Киплинг несколько резко высказывался о влиянии американских миссионеров, которые возводят «похожие на вагоны церкви... чье уродство не может компенсировать никакое оправдание». Риттнер протестовал против соотечественников-туристов: «Как я полагаю, американцы несут главную ответственность за упадок японского искусства».
Экспансивные восхваления и порицания Риттнера часто скатывались в откровенную чепуху, однако он не был, без сомнения, наихудшим критиком. Книга «Странные факты о Японии», написанная опытным путешественником и писателем Дугласом Слейденом, была менее ужасной, чем может показаться из названия (ее успех привел к появлению неизбежного продолжения «Новые странные факты о Японии»), однако подлинно удивительного уровня глупости достигла книжка того же автора «Три перекати-поле в Японии»:
Даже бродяги были весьма дружелюбными и улыбались нам с довольно непрофессиональной жизнерадостностью. Любопытство вызывают и веселые горбуны, которые показывают вам свой горб, как если бы это была лучшая в мире шутка... В Японии невозможно что-либо принимать всерьез; все кажется сделанным нарочно для того, чтобы вызывать смех.

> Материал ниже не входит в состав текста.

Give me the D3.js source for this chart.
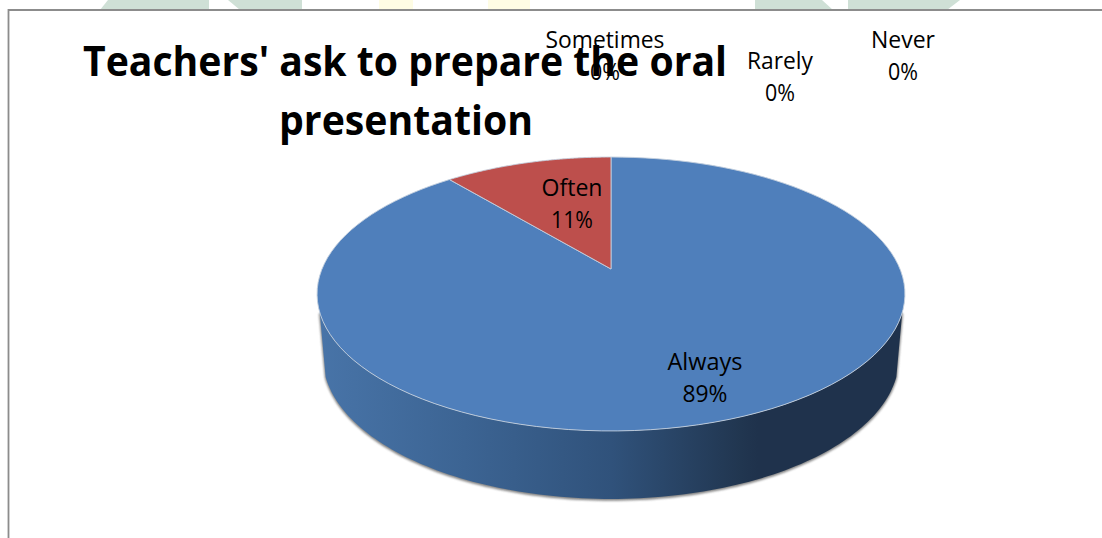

ЯПОНСКИЙ ДНЕВНИКПо иронии судьбы, тогда как тривиальные впечатления о Японии легко находили своего читателя на Западе, один из самых диковинных рукописных отчетов оставался неопубликованным в течение шестидесяти лет после смерти своего автора, Ричарда Гордона Смита (1858-1918). Смит был завзятым охотником, натуралистом и коллекционером; он имел значительный личный доход и внушительную телесную конституцию, а зарубежный вояж стал для него способом бегства от неудачного брака. Девять увесистых дневников в кожаном переплете заполнены нацарапанными от руки заметками, цветными зарисовками, фотографиями, открытками и всякой всячиной — от засушенных цветов и до трамвайных билетов. Как ни удивительно для страстного охотника и рыбака, он усердно изучал японскую мифологию, тщательно записывал фольклорные истории и нанимал местных художников для их иллюстрирования. Позднее его труд был оформлен в виде пяти томов и сформировал основу книги, опубликованной под названием «Древние истории и фольклор Японии». А в 1986 году Виктория Мэнторп собрала его впечатления в красиво иллюстрированной книге «Японские дневники Ричарда Гордона Смита».